- _Challenge_: Reproduce the listing below exactly, beginning with its first line and ending with the line that holds "contains 1670 sections"; pictures are not part of the copy.

- _Dataset extract_:
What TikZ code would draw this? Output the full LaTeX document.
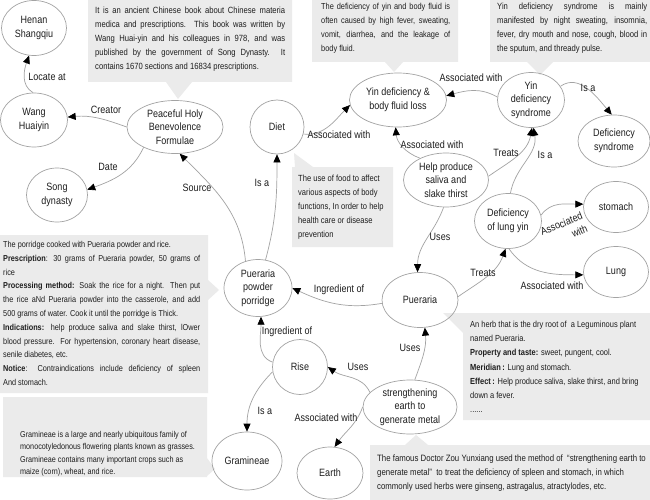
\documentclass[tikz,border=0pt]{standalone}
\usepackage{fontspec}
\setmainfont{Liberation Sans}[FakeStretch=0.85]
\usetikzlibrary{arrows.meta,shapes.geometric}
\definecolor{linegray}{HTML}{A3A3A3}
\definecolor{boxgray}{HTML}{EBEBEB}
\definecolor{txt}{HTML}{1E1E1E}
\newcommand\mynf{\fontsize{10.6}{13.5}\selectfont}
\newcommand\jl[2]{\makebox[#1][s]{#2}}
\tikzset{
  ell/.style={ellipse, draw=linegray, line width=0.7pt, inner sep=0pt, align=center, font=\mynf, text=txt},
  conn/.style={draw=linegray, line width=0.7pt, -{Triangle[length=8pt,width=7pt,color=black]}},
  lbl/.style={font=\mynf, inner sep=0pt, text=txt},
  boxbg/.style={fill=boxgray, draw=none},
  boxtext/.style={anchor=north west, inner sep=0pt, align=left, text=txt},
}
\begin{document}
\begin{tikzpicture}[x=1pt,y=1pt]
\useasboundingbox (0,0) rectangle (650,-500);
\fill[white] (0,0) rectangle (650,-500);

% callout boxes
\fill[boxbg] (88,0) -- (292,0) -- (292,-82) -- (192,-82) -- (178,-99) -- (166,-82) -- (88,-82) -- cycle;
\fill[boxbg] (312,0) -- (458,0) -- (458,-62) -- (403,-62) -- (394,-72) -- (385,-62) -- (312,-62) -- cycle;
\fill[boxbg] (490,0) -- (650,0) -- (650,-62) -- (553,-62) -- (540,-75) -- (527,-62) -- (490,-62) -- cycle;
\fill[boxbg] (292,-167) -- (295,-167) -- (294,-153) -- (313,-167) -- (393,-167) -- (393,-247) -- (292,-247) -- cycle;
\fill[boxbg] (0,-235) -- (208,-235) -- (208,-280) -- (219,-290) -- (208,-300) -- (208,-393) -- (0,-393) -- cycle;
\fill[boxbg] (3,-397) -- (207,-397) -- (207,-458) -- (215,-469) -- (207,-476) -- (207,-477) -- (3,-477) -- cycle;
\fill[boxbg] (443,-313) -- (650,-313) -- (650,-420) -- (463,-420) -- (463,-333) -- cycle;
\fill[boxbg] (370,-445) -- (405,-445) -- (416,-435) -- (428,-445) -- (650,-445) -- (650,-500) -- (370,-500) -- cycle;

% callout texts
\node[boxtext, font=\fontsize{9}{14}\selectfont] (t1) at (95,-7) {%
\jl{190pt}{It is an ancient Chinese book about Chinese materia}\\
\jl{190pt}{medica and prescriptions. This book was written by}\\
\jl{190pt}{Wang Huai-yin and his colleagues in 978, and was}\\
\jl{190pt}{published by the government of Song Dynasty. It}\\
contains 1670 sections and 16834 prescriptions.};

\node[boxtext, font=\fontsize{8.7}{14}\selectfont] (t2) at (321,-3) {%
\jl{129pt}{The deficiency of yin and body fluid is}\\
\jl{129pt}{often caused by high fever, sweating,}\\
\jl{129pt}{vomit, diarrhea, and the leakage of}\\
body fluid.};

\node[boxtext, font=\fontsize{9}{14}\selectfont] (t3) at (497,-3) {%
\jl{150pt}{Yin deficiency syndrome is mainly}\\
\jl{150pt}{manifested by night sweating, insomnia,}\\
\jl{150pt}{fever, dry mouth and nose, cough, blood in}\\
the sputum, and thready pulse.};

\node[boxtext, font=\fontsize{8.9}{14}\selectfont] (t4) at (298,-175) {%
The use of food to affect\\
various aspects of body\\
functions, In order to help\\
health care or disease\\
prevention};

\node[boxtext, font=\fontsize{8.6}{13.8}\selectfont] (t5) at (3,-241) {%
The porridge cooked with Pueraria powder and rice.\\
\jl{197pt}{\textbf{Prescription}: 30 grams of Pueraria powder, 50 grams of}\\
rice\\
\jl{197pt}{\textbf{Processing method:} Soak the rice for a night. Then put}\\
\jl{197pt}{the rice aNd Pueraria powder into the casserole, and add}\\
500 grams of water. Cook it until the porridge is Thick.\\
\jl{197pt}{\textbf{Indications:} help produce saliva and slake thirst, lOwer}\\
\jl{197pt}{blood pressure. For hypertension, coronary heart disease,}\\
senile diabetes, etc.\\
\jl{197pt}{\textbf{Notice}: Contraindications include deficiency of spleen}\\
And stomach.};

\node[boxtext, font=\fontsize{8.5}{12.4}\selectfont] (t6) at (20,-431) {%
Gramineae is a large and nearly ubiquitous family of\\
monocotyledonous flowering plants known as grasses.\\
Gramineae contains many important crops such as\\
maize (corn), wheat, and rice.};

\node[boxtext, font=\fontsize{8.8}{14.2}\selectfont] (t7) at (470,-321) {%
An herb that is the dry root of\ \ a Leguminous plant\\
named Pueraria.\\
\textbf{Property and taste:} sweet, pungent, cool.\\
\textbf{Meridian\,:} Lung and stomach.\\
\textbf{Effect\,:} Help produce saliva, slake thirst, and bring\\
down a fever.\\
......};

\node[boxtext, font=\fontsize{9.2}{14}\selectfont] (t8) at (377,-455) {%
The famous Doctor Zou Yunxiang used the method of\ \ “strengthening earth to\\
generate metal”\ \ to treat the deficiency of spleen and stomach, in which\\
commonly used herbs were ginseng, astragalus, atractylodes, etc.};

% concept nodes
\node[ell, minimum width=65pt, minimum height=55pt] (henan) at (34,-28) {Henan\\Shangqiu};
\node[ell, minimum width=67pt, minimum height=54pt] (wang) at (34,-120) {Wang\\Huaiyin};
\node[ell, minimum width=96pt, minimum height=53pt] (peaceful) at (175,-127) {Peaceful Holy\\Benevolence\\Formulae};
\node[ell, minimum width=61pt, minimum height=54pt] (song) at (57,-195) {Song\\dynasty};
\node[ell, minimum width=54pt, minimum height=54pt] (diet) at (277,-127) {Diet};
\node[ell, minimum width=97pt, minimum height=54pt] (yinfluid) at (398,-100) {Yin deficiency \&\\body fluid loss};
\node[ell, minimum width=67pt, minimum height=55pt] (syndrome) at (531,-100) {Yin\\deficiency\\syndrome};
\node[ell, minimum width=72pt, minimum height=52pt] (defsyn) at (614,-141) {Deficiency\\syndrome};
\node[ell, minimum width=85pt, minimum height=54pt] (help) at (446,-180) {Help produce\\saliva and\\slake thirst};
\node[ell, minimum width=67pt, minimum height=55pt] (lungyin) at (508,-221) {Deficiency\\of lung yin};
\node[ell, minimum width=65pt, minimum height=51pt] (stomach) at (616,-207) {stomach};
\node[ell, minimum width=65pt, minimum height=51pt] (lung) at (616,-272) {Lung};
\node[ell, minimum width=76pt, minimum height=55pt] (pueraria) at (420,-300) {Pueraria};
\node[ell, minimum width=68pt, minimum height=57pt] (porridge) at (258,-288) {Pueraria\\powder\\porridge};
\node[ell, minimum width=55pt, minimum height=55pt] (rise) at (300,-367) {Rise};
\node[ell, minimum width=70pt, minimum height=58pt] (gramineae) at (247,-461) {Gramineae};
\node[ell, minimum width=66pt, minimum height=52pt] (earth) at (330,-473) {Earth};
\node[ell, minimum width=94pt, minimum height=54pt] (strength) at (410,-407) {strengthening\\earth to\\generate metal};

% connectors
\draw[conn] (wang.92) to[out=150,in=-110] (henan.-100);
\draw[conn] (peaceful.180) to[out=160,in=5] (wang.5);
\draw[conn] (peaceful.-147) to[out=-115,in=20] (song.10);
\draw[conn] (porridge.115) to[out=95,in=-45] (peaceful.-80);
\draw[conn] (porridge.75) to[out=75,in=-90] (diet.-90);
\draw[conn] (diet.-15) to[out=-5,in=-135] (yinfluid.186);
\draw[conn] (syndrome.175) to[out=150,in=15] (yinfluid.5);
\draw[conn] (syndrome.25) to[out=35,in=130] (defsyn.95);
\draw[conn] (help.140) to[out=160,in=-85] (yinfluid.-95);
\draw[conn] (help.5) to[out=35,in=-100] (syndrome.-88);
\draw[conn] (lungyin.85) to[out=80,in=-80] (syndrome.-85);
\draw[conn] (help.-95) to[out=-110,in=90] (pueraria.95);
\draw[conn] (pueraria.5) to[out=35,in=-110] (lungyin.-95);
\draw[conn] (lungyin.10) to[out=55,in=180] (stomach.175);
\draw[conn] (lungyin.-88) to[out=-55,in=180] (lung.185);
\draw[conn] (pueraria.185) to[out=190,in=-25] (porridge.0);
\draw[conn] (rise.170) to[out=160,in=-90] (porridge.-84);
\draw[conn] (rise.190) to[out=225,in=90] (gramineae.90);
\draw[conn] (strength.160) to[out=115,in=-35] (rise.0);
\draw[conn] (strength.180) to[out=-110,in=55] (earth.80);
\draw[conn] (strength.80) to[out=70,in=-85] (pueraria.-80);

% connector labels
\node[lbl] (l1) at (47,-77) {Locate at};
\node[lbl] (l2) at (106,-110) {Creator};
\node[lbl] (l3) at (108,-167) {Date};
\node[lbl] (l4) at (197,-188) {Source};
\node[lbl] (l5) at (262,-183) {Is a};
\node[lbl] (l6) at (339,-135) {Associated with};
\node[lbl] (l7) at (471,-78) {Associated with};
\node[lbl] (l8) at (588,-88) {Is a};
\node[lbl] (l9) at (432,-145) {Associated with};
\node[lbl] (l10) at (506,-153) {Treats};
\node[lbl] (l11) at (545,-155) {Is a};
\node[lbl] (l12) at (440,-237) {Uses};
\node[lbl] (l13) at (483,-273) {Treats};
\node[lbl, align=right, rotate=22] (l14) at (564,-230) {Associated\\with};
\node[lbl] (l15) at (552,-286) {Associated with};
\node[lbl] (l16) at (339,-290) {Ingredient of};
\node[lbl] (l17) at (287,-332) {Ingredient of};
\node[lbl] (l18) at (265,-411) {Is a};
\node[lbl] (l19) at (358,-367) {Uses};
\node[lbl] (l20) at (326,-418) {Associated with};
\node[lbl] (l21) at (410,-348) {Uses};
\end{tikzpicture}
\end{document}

- _Task output_:
What TikZ code would draw this? Output the full LaTeX document.
\documentclass[tikz,border=0pt]{standalone}
\usepackage{fontspec}
\setmainfont{Liberation Sans}[FakeStretch=0.85]
\usetikzlibrary{arrows.meta,shapes.geometric}
\definecolor{linegray}{HTML}{A3A3A3}
\definecolor{boxgray}{HTML}{EBEBEB}
\definecolor{txt}{HTML}{1E1E1E}
\newcommand\mynf{\fontsize{10.6}{13.5}\selectfont}
\newcommand\jl[2]{\makebox[#1][s]{#2}}
\tikzset{
  ell/.style={ellipse, draw=linegray, line width=0.7pt, inner sep=0pt, align=center, font=\mynf, text=txt},
  conn/.style={draw=linegray, line width=0.7pt, -{Triangle[length=8pt,width=7pt,color=black]}},
  lbl/.style={font=\mynf, inner sep=0pt, text=txt},
  boxbg/.style={fill=boxgray, draw=none},
  boxtext/.style={anchor=north west, inner sep=0pt, align=left, text=txt},
}
\begin{document}
\begin{tikzpicture}[x=1pt,y=1pt]
\useasboundingbox (0,0) rectangle (650,-500);
\fill[white] (0,0) rectangle (650,-500);

% callout boxes
\fill[boxbg] (88,0) -- (292,0) -- (292,-82) -- (192,-82) -- (178,-99) -- (166,-82) -- (88,-82) -- cycle;
\fill[boxbg] (312,0) -- (458,0) -- (458,-62) -- (403,-62) -- (394,-72) -- (385,-62) -- (312,-62) -- cycle;
\fill[boxbg] (490,0) -- (650,0) -- (650,-62) -- (553,-62) -- (540,-75) -- (527,-62) -- (490,-62) -- cycle;
\fill[boxbg] (292,-167) -- (295,-167) -- (294,-153) -- (313,-167) -- (393,-167) -- (393,-247) -- (292,-247) -- cycle;
\fill[boxbg] (0,-235) -- (208,-235) -- (208,-280) -- (219,-290) -- (208,-300) -- (208,-393) -- (0,-393) -- cycle;
\fill[boxbg] (3,-397) -- (207,-397) -- (207,-458) -- (215,-469) -- (207,-476) -- (207,-477) -- (3,-477) -- cycle;
\fill[boxbg] (443,-313) -- (650,-313) -- (650,-420) -- (463,-420) -- (463,-333) -- cycle;
\fill[boxbg] (370,-445) -- (405,-445) -- (416,-435) -- (428,-445) -- (650,-445) -- (650,-500) -- (370,-500) -- cycle;

% callout texts
\node[boxtext, font=\fontsize{9}{14}\selectfont] (t1) at (95,-7) {%
\jl{190pt}{It is an ancient Chinese book about Chinese materia}\\
\jl{190pt}{medica and prescriptions. This book was written by}\\
\jl{190pt}{Wang Huai-yin and his colleagues in 978, and was}\\
\jl{190pt}{published by the government of Song Dynasty. It}\\
contains 1670 sections and 16834 prescriptions.};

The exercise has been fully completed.